At first thought this looks like it should be used for debunking, BUT the final line hints at a more dubious use.

“a visual dashboard, to enable them to easily see whether a rumour is taking hold.”

Only 2 groups would need to use that tool.
1) Those that make and spread rumours (politicians, businesses, advertisers, media, scammers, etc)
2) Those that feed on the rumours (media / scammers, etc)

Autolykos February 24, 2014 7:23 AM

@Roxanne, vas pup:
I found that the best way to become mostly immune to spin is to stop thinking in words (most mathematicians and physicists will eventually learn how to do it, but it’s hard to explain or teach explicitly). Facts and coherent argumentation survives the transition almost intact, while splin/slant and logical fallacies can’t be “translated” because they rely on language and/or emotion to work.
An added bonus is that problems in the “translation” will serve as a big, red warning sign even without you consciously looking for propaganda or errors.
But just watching for anything that tries to induce emotions (yep, adjectives are the worst offenders) is pretty good already. People who want you to get emotional usually do it to prevent you from thinking – which is a reliable indicator that they’re up to no good.

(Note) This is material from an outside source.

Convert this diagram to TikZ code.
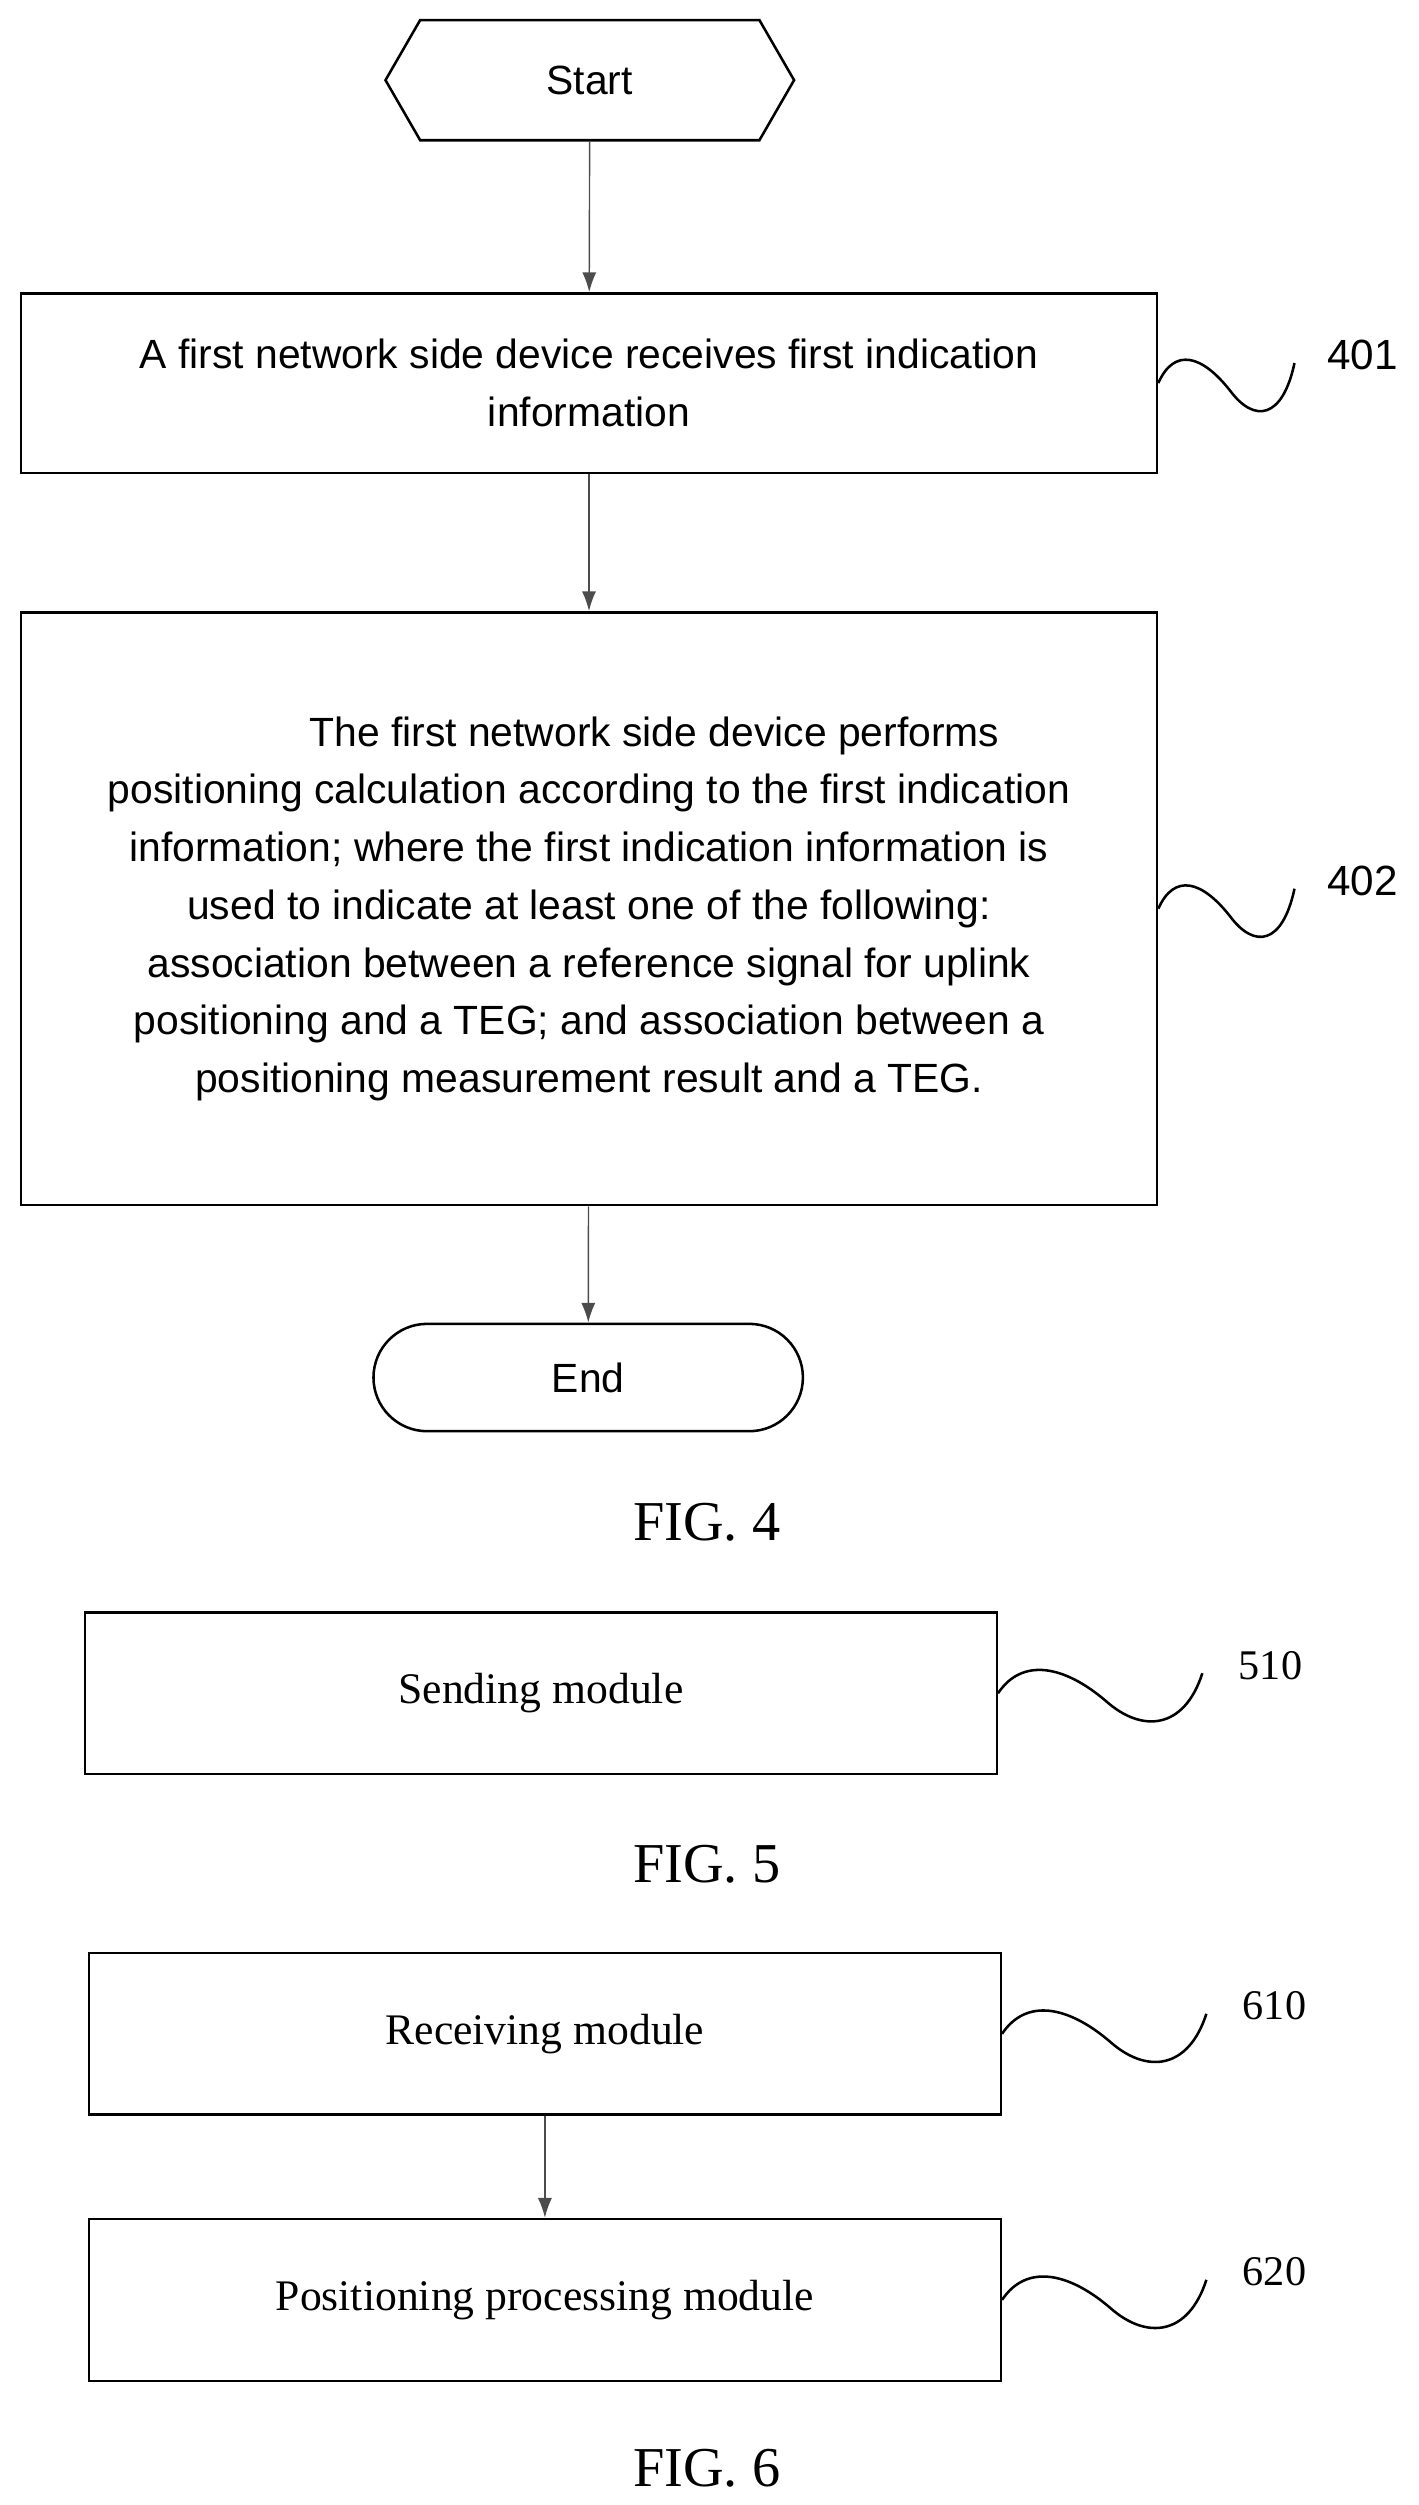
\documentclass[tikz,border=0pt]{standalone}
\usepackage{fontspec}
\setmainfont{Liberation Serif}
\setsansfont{Liberation Sans}
\usetikzlibrary{positioning,arrows.meta,calc,shapes.symbols}
\tikzset{
    flowbox/.style = {
        draw,
        shape=rectangle,
        line width=0.9pt,
        font=\sffamily\fontsize{14.5}{20.5}\selectfont,
        align=center
    },
    module/.style = {
        draw,
        shape=rectangle,
        line width=0.9pt,
        minimum width=11.38cm,
        minimum height=2.02cm,
        font=\fontsize{15.5}{19}\selectfont
    },
    figlabel/.style = {
        font=\fontsize{20}{24}\selectfont
    },
    refnum/.style = {
        font=\sffamily\fontsize{15}{18}\selectfont
    },
    flow/.style = {
        draw,
        line width=0.5pt,
        color=black!70,
        -{Latex[length=7pt,width=5pt]}
    },
}
% wavy reference line from a box edge to its number
\newcommand{\refwave}[4]{%
    \coordinate (w#2) at (#1.east);
    \draw[line width=0.9pt] (w#2)
        .. controls ($(w#2)+({0.2*#3 cm},0.45cm)$) and ($(w#2)+({0.55*#3 cm},0.35cm)$)
        .. ($(w#2)+({0.9*#3 cm},-0.1cm)$)
        .. controls ($(w#2)+({1.2*#3 cm},-0.5cm)$) and ($(w#2)+({1.55*#3 cm},-0.45cm)$)
        .. ($(w#2)+({1.7*#3 cm},0.25cm)$);
    \node[#4] at ($(w#2)+({1.7*#3 cm+0.85cm},0.35cm)$) {#2};
}

\begin{document}
\begin{tikzpicture}[x=0.02cm,y=-0.02cm]
    \useasboundingbox (0,0) rectangle (885,1563);

    % FIG. 4
    \node[flowbox, shape=signal, signal to=east and west, signal pointer angle=120,
        minimum width=5.1cm, minimum height=1.5cm, inner sep=0pt] (start) at (368,50) {Start};
    \node[flowbox, minimum width=14.18cm, minimum height=2.24cm] (s401) at (367.5,239)
        {A first network side device receives first indication\\information};
    \node[flowbox, minimum width=14.18cm, minimum height=7.4cm] (s402) at (367.5,567)
        {\hspace*{3.2em}The first network side device performs\\
         positioning calculation according to the first indication\\
         information; where the first indication information is\\
         used to indicate at least one of the following:\\
         association between a reference signal for uplink\\
         positioning and a TEG; and association between a\\
         positioning measurement result and a TEG.};
    \node[flowbox, minimum width=5.36cm, minimum height=1.34cm,
        rounded corners=0.67cm] (end) at (367,859.5) {End};
    \node[figlabel] (fig4) at (441,950) {FIG. 4};

    \path[flow] (start) -- (s401);
    \path[flow] (s401) -- (s402);
    \path[flow] (s402) -- (end);

    \refwave{s401}{401}{1}{refnum}
    \refwave{s402}{402}{1}{refnum}

    % FIG. 5
    \node[module] (send) at (337.5,1056.5) {Sending module};
    \node[figlabel] (fig5) at (441,1163) {FIG. 5};
    \refwave{send}{510}{1.5}{figlabel, font=\fontsize{15}{18}\selectfont}

    % FIG. 6
    \node[module] (recv) at (340,1269) {Receiving module};
    \node[module] (proc) at (340,1435) {Positioning processing module};
    \node[figlabel] (fig6) at (441,1540) {FIG. 6};
    \path[flow] (recv) -- (proc);
    \refwave{recv}{610}{1.5}{figlabel, font=\fontsize{15}{18}\selectfont}
    \refwave{proc}{620}{1.5}{figlabel, font=\fontsize{15}{18}\selectfont}
\end{tikzpicture}
\end{document}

Be aware that this method still fails with outright misinformation and lies. Those can’t be detected from language alone, you need facts to check them against – becoming good at quickly solving Fermi Problems in your head goes a long way there.

Autolykos February 24, 2014 7:49 AM

@Braaains:
Zersetzung works reasonably well on individuals, but it is likely to fail or even backfire if you’re not actually fighting an individual but an idea (a concept professional politicians find hard to understand, I’m sure).
Or to quote the Hacker Manifesto: “You may stop this individual, but you can’t stop us all. After all, we’re all alike.”